By the way, Mr. F (@ Omnicollective), I wrote this post while listening to the ambient mix you sent. This post took as long to write as the mix played, which is to say that I’m a relatively slow writer, but wanted to let you know that it was great. I could hear the Woob influence. I barely noticed that the time went by.

Oh, and one last thing. If you ever find yourself in Tokyo for late night drinks, be prepared for the cost of a night out at one of these bars. My soft drink, my coca-cola in an eight oz. glass with ice cubes was 600 yen. Basically, my watered-down coke from a bar gun cost me about $8 or so. There was no fucking alcohol in it! I got played like a Ni-HOme. “uuuuuhhhhhhmmmm….”


2 responses to “Sha-Sha-Sha—Shimo

  1. Ni-HOme? What does that mean? If it was in the text and I missed it, sorry. Soon your followers (or just me) will be demanding a glossary. Google translate tells me that it means Ni-HOme in English, but somehow I don’t believe them.

  2. Another excellent post.
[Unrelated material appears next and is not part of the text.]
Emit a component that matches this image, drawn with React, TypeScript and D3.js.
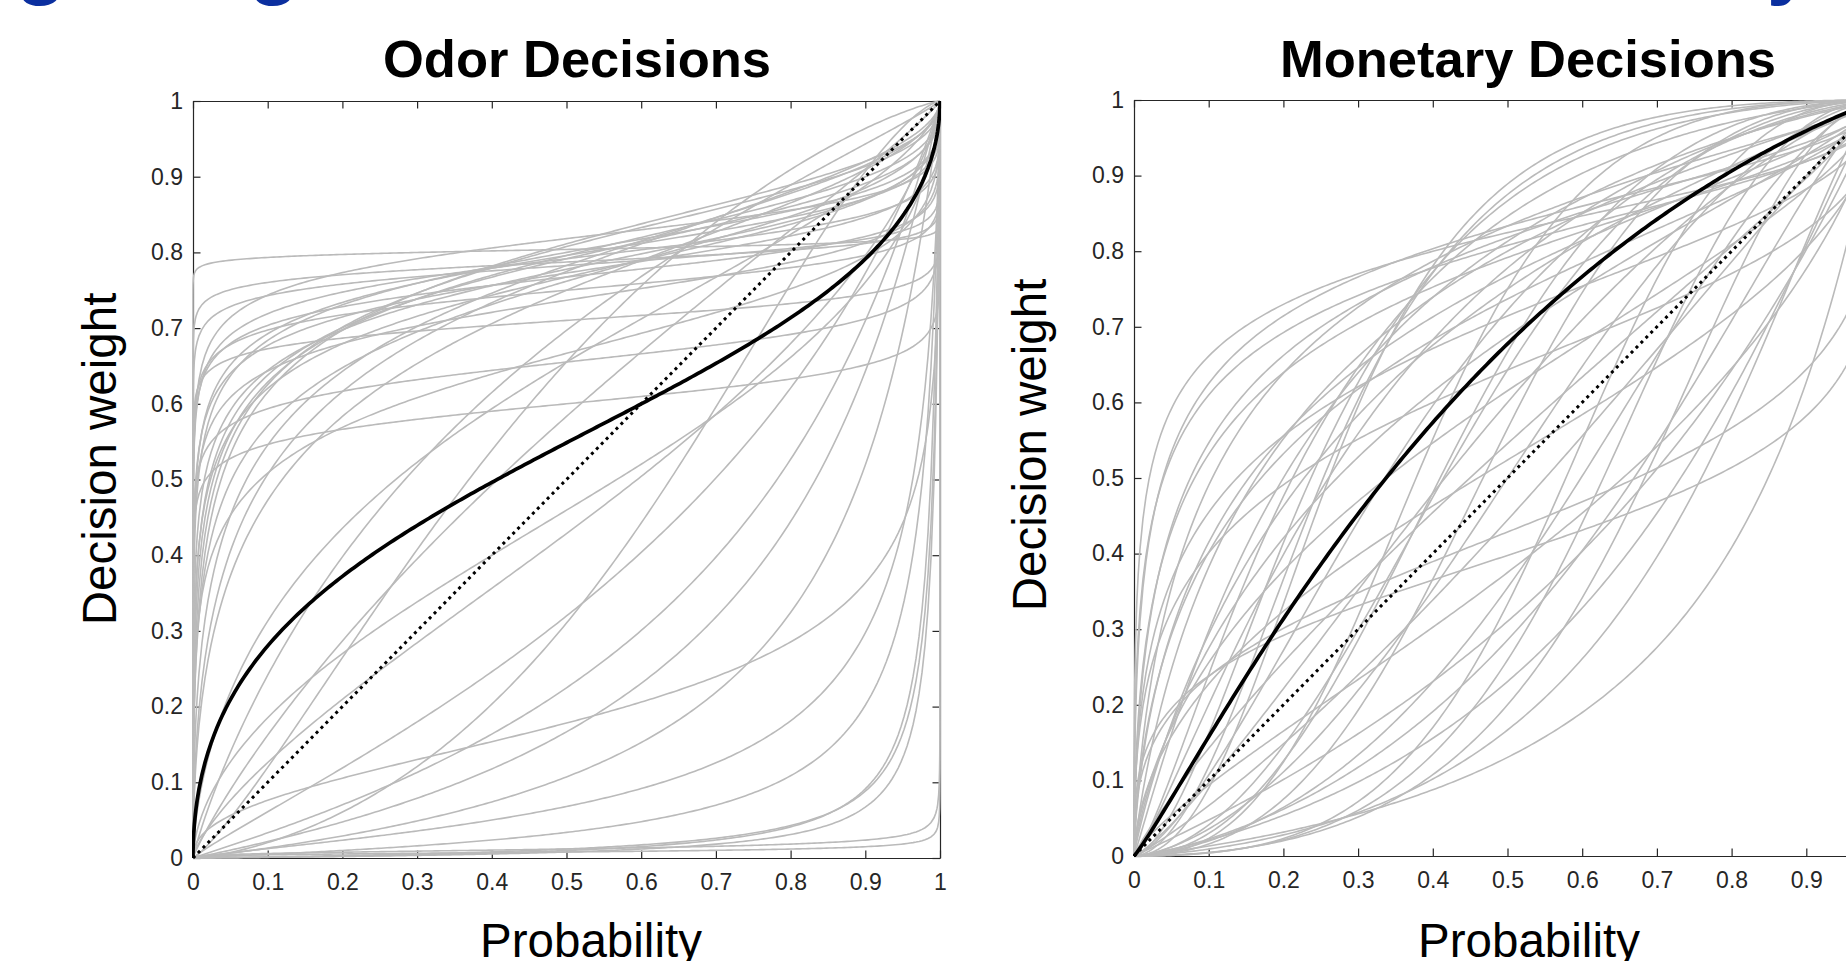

Glad you enjoyed that mix!

    Your expensive coke reminded me: I went to a bar in the golden gai called Bon’s I think. We ordered drinks, but to them that meant we each wanted an entire [overpriced] bottle. As we drank, I noticed the walls were full of shelves of half-empty bottles with name labels on them. Maybe the regulars pay by the bottle and come to sit and drink?

    We politely finished everything they brought us. My memory is missing a large chunk of time between leaving that place and waking up early in the morning to vomit for awhile.